SUNY Sullivan
- Former name: Sullivan County Community College
- Type: Public community college
- Established: 1962; 64 years ago
- Parent institution: State University of New York
- President: Dr. David Potash
- Undergraduates: 1,527 (fall 2025)
- Location: Loch Sheldrake, New York, United States 41°46′08″N 74°40′03″W﻿ / ﻿41.7688°N 74.6675°W
- Campus: Rural 405 acres (1.64 km^{2});
- Colors: Green and Gold
- Nickname: The Generals
- Sporting affiliations: National Junior College Athletic Association, Region XV
- Mascot: General Dunker
- Website: www.sunysullivan.edu

= SUNY Sullivan =

Community college in Loch Sheldrake, New York, U.S.

SUNY Sullivan is a public community college in Loch Sheldrake, New York. It was founded in 1962 and is part of the State University of New York (SUNY) system and funded in part by Sullivan County, New York. It is accredited by the Middle States Commission on Higher Education. The campus moved from its original campus at the old South Fallsburgh High School in South Fallsburg in 1973.

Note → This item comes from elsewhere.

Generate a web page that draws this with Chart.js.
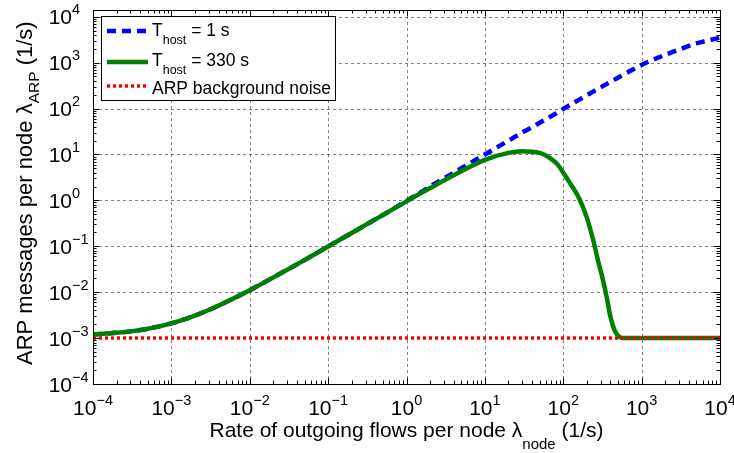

The college offers 40 degree and certificate programs in career and transfer program areas.

==Campus==
SUNY Sullivan is situated on 405 acre of land and its campus features nine interconnected buildings plus the Paul Gerry Fieldhouse, the Lazarus I. Levine Residence Hall, and the EcoGreen Townhouses. A geothermal system provides heat and air conditioning for the campus. Sustainability is an important part of SUNY Sullivan's mission, and is reflected across campus via an organic farm in partnership with New Hope Community, a composting program, community gardens, a nine-acre solar field, and an apiary.

==Athletics==
The college's 12 intercollegiate sports teams compete in Division II (Varsity and JV teams) and Division III in the NJCAA. The school mascot is General Dunker, and its teams are known as The Generals. Sullivan Generals sports teams include: men's and women's basketball (Division II), baseball (Division II), women's volleyball (Division III), men's and women's cross country (Division III), men's and women's track & field (Division III), men's and women's golf (Division III), men's wrestling (Division III), and co-ed cheerleading (Division III). Intramural activities are ongoing throughout the year. The Sullivan Generals men's basketball team won three Division III National Championships in the 1990s, and won the 2007 Division III Championship with a 32–0 record. The college was the home of the NJCAA Division III Men's Basketball National Tournament through 2016.

==Notable alumni==
- Joey Altman, chef, restaurateur, and TV host on the Food Network, winner of the James Beard Award in 2000, 2001, and 2006.
- Mashama Bailey, chef.
- David Berkowitz, serial killer, also known as the Son of Sam.
- Cleanthony Early, professional basketball player, selected with the 34th overall pick in the 2014 NBA draft by the New York Knicks.
- Eddy Galland and Bobby Shafran, two of the Three Identical Strangers who discovered each other by attending the college, after being adopted separately as infants.
- Assaf Lowengart (born 1998), Israeli baseball player on Team Israel
- Gene Simmons, Israeli-American co-founder, bassist, singer and songwriter of the rock band Kiss.
- Rafael 'Dose' Vargas, rapper in the Dominican Hip hop group 2 In A Room, now known as Fulanito.